::: SUPPLIED DATA :::
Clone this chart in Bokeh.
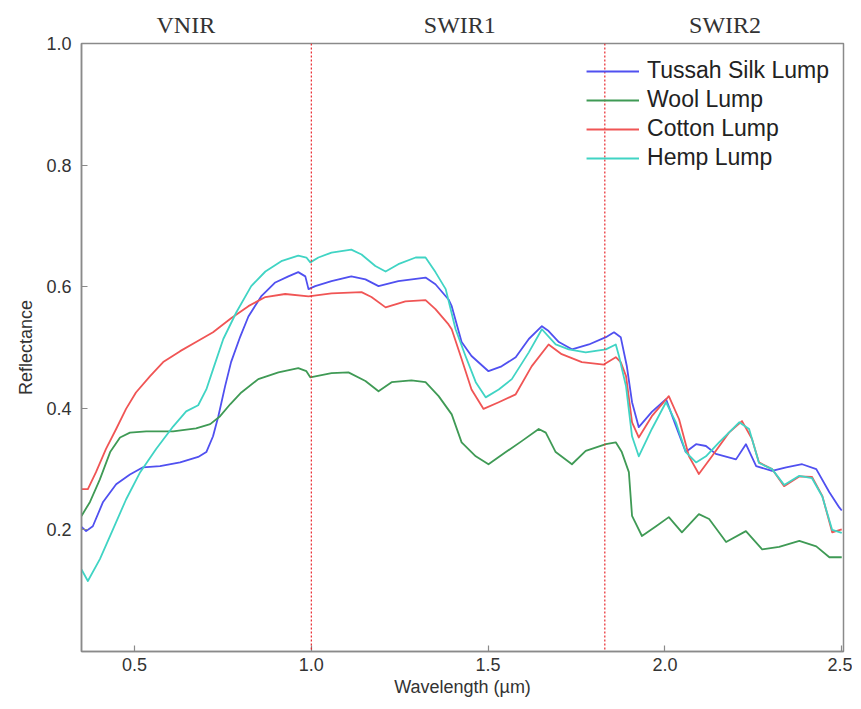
from bokeh.plotting import figure
from bokeh.models import (FixedTicker, Span, Legend, LegendItem, Range1d, LinearAxis,
                          NumeralTickFormatter)
from bokeh.embed import file_html
from bokeh.resources import INLINE

# ---- data ----
silk_wl = [0.35, 0.363, 0.382, 0.411, 0.448, 0.487, 0.524, 0.572, 0.629, 0.68, 0.703, 0.722, 0.737, 0.756,
           0.773, 0.799, 0.822, 0.858, 0.898, 0.935, 0.963, 0.983, 0.992, 1.011, 1.057, 1.113, 1.153, 1.19,
           1.246, 1.323, 1.351, 1.388, 1.397, 1.425, 1.453, 1.501, 1.538, 1.578, 1.615, 1.652, 1.671, 1.70,
           1.737, 1.785, 1.833, 1.856, 1.875, 1.892, 1.907, 1.926, 1.963, 2.003, 2.031, 2.059, 2.088, 2.116,
           2.144, 2.201, 2.229, 2.258, 2.303, 2.343, 2.388, 2.428, 2.465, 2.493, 2.50]
silk_r = [0.205, 0.198, 0.206, 0.246, 0.275, 0.291, 0.303, 0.305, 0.311, 0.32, 0.328, 0.354, 0.387, 0.436,
          0.476, 0.518, 0.551, 0.584, 0.607, 0.617, 0.624, 0.617, 0.596, 0.601, 0.609, 0.617, 0.612, 0.601,
          0.609, 0.615, 0.604, 0.579, 0.568, 0.509, 0.486, 0.461, 0.469, 0.484, 0.514, 0.535, 0.527, 0.509,
          0.497, 0.505, 0.517, 0.525, 0.517, 0.47, 0.41, 0.369, 0.394, 0.415, 0.371, 0.328, 0.341, 0.338,
          0.325, 0.316, 0.341, 0.305, 0.297, 0.303, 0.308, 0.30, 0.262, 0.237, 0.232]

wool_wl = [0.35, 0.374, 0.402, 0.431, 0.459, 0.487, 0.533, 0.609, 0.674, 0.714, 0.742, 0.771, 0.802, 0.85,
           0.907, 0.963, 0.986, 0.997, 1.057, 1.105, 1.153, 1.19, 1.227, 1.283, 1.323, 1.36, 1.397, 1.425,
           1.465, 1.501, 1.55, 1.595, 1.643, 1.663, 1.691, 1.737, 1.776, 1.833, 1.861, 1.878, 1.898, 1.907,
           1.935, 1.975, 2.011, 2.048, 2.096, 2.125, 2.173, 2.229, 2.275, 2.323, 2.38, 2.428, 2.465, 2.50]
wool_r = [0.223, 0.246, 0.283, 0.328, 0.352, 0.36, 0.362, 0.362, 0.367, 0.374, 0.387, 0.407, 0.426, 0.448,
          0.459, 0.466, 0.461, 0.451, 0.458, 0.459, 0.445, 0.428, 0.443, 0.446, 0.443, 0.42, 0.39, 0.344,
          0.321, 0.308, 0.328, 0.346, 0.366, 0.36, 0.328, 0.308, 0.33, 0.341, 0.344, 0.328, 0.295, 0.223,
          0.19, 0.206, 0.221, 0.196, 0.226, 0.218, 0.18, 0.198, 0.168, 0.172, 0.182, 0.173, 0.155, 0.155]

cotton_wl = [0.35, 0.368, 0.391, 0.419, 0.448, 0.476, 0.504, 0.544, 0.581, 0.629, 0.674, 0.722, 0.773, 0.822,
             0.87, 0.926, 0.992, 1.057, 1.142, 1.17, 1.21, 1.266, 1.323, 1.351, 1.388, 1.397, 1.425, 1.453,
             1.487, 1.53, 1.578, 1.623, 1.671, 1.708, 1.765, 1.827, 1.861, 1.875, 1.89, 1.907, 1.926, 1.963,
             2.011, 2.04, 2.068, 2.096, 2.133, 2.181, 2.218, 2.246, 2.266, 2.303, 2.337, 2.38, 2.416, 2.445,
             2.473, 2.50]
cotton_r = [0.267, 0.267, 0.295, 0.333, 0.366, 0.399, 0.426, 0.453, 0.476, 0.494, 0.509, 0.525, 0.548, 0.568,
            0.583, 0.588, 0.584, 0.589, 0.591, 0.583, 0.566, 0.576, 0.578, 0.563, 0.538, 0.53, 0.481, 0.431,
            0.399, 0.41, 0.423, 0.469, 0.505, 0.489, 0.476, 0.472, 0.484, 0.476, 0.453, 0.377, 0.352, 0.387,
            0.42, 0.382, 0.321, 0.292, 0.321, 0.36, 0.379, 0.35, 0.311, 0.30, 0.272, 0.288, 0.287, 0.256,
            0.196, 0.201]

hemp_wl = [0.35, 0.368, 0.402, 0.439, 0.476, 0.516, 0.561, 0.609, 0.646, 0.68, 0.703, 0.722, 0.751, 0.788,
           0.83, 0.87, 0.915, 0.963, 0.986, 0.997, 1.02, 1.057, 1.113, 1.142, 1.181, 1.21, 1.246, 1.295,
           1.323, 1.351, 1.38, 1.408, 1.436, 1.465, 1.493, 1.53, 1.567, 1.615, 1.652, 1.691, 1.728, 1.776,
           1.833, 1.861, 1.87, 1.89, 1.907, 1.926, 1.963, 2.003, 2.031, 2.059, 2.088, 2.116, 2.153, 2.21,
           2.238, 2.266, 2.303, 2.337, 2.38, 2.416, 2.445, 2.473, 2.50]
hemp_r = [0.135, 0.116, 0.152, 0.201, 0.25, 0.295, 0.333, 0.37, 0.395, 0.405, 0.431, 0.464, 0.514, 0.558,
          0.601, 0.625, 0.642, 0.651, 0.648, 0.64, 0.648, 0.656, 0.661, 0.653, 0.634, 0.625, 0.637, 0.648,
          0.648, 0.624, 0.596, 0.53, 0.486, 0.443, 0.418, 0.431, 0.448, 0.492, 0.53, 0.505, 0.497, 0.492,
          0.497, 0.505, 0.486, 0.436, 0.354, 0.321, 0.366, 0.41, 0.377, 0.328, 0.311, 0.321, 0.344, 0.377,
          0.366, 0.31, 0.30, 0.274, 0.289, 0.285, 0.255, 0.20, 0.195]

series_names = ["Tussah Silk Lump", "Wool Lump", "Cotton Lump", "Hemp Lump"]
series_colors = ["#5050f0", "#3f9a55", "#f05555", "#40d4c4"]

region_bounds = [1.0, 1.83]
region_labels = ["VNIR", "SWIR1", "SWIR2"]
region_label_x = [0.645, 1.42, 2.17]

y_ticks = [0.2, 0.4, 0.6, 0.8, 1.0]
x_ticks = [0.5, 1.0, 1.5, 2.0, 2.5]

AX = "#8a8a8a"

# ---- figure ----
p = figure(width=852, height=700, output_backend="svg", toolbar_location=None,
           x_range=Range1d(0.35, 2.505), y_range=Range1d(0.0, 1.0),
           min_border_left=81, min_border_right=9, min_border_top=43, min_border_bottom=49)
p.xgrid.visible = False
p.ygrid.visible = False
p.outline_line_color = AX
p.outline_line_width = 1.5

for ax in (p.xaxis[0], p.yaxis[0]):
    ax.axis_line_color = AX
    ax.axis_line_width = 1.5
    ax.major_tick_line_color = AX
    ax.major_tick_line_width = 1.2
    ax.major_tick_in = 6
    ax.major_tick_out = 0
    ax.minor_tick_line_color = None
    ax.major_label_text_font = "Liberation Sans"
    ax.major_label_text_font_size = "18px"
    ax.major_label_text_color = "#333333"
    ax.axis_label_text_font = "Liberation Sans"
    ax.axis_label_text_font_size = "18px"
    ax.axis_label_text_font_style = "normal"
    ax.axis_label_text_color = "#333333"

p.xaxis.ticker = FixedTicker(ticks=x_ticks)
p.yaxis.ticker = FixedTicker(ticks=y_ticks)
p.xaxis.formatter = NumeralTickFormatter(format="0.0")
p.yaxis.formatter = NumeralTickFormatter(format="0.0")
p.xaxis.axis_label = "Wavelength (µm)"
p.yaxis.axis_label = "Reflectance"
p.xaxis.major_label_standoff = 6
p.xaxis.axis_label_standoff = 3
p.yaxis.major_label_standoff = 10
p.yaxis.axis_label_standoff = 7

# region names above the frame
region_axis = LinearAxis(ticker=FixedTicker(ticks=region_label_x),
                         major_label_overrides={x: t for x, t in zip(region_label_x, region_labels)})
region_axis.axis_line_color = None
region_axis.major_tick_line_color = None
region_axis.minor_tick_line_color = None
region_axis.major_label_text_font = "Liberation Serif"
region_axis.major_label_text_font_size = "24px"
region_axis.major_label_text_color = "#333333"
region_axis.major_label_standoff = 0
p.add_layout(region_axis, "above")

# region separators
for b in region_bounds:
    p.add_layout(Span(location=b, dimension="height", line_color="#e8262b",
                      line_dash="2 2", line_width=1.2))

xs = [silk_wl, wool_wl, cotton_wl, hemp_wl]
ys = [silk_r, wool_r, cotton_r, hemp_r]
items = []
for name, col, xv, yv in zip(series_names, series_colors, xs, ys):
    r = p.line(xv, yv, line_color=col, line_width=1.8, line_join="round")
    items.append(LegendItem(label=name, renderers=[r]))

legend = Legend(items=items, location="top_right", margin=14, padding=0,
                spacing=2, glyph_width=53, glyph_height=22, label_standoff=8,
                label_text_font="Liberation Sans", label_text_font_size="23px",
                label_text_color="#222222", border_line_alpha=0,
                background_fill_alpha=0)
p.add_layout(legend)

open("out.html", "w").write(file_html(p, INLINE))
:::
● **EXERCISE REQUIREMENTS**
Only the lines from the top of the data through the line with "from bokeh.resources import INLINE" should be quoted, exactly and with both ends kept; skip the pictures.

● **RESPONSE TO THE TASK**
Clone this chart in Bokeh.
from bokeh.plotting import figure
from bokeh.models import (FixedTicker, Span, Legend, LegendItem, Range1d, LinearAxis,
                          NumeralTickFormatter)
from bokeh.embed import file_html
from bokeh.resources import INLINE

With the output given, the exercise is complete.